At lower intensities, such devices can also be used as non-lethal weapons, to be utilized as a “long-distance taser”, or pulsed-energy projectile device, which can be used in riot control.
But there are also unique challenges to using a directed high-energy laser for defense purposes:
- The device must be monitored regularly, to ensure that the laser employs the desired energy density, over the designated amount of space. You have to also ensure that there is no degradation in performance due to age, or contamination from debris.
- Monitoring a high-energy laser will require special sensors that are capable of working in the multi-kilowatt power range.
- Such high-power lasers experience thermal effects, where you have to dissipate the heat generated by such a device. It is also essential to verify that the heat generated by the laser doesn’t affect the laser’s performance.

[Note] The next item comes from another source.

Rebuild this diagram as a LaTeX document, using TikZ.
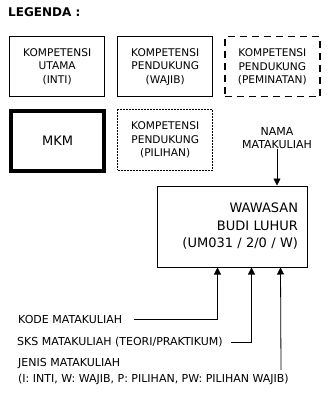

- There are challenges in controlling a beam to narrow it down to only the specific target. Also, it is necessary to monitor the alignment of the beam.
Beam Sensor Devices
Ophir has a full line of laser beam power sensors to analyze and monitor laser performance, designed to work in the multi-kilowatt power range. For example, Ophir’s 16K-W-BB-55 (Fig. 1) sensor is a water-cooled thermal power sensor that can measure beam powers ranging from 100 W to 16kW, with an aperture of 55 mm. At the top of the line, there is the 120K-W (Fig. 2) thermal sensor, capable of measuring beam powers ranging from 10 to 120 kilowatts. Ophir guarantees that their sensors have been tested at full power, verified to be accurate and to behave linearly over the entire range.
Beam Dump Devices
When dealing with high-energy lasers, another essential piece of equipment is a beam dump. These are intended to block any stray laser beams, as well as contain the incident beam, and thus prevent unnecessary exposure that might endanger personnel or damage a sensor. Ophir’s BD10K-W (Fig. 3) is a broadband high-power beam dump, capable of absorbing beams with a maximum incident power of up to 11 kilowatts.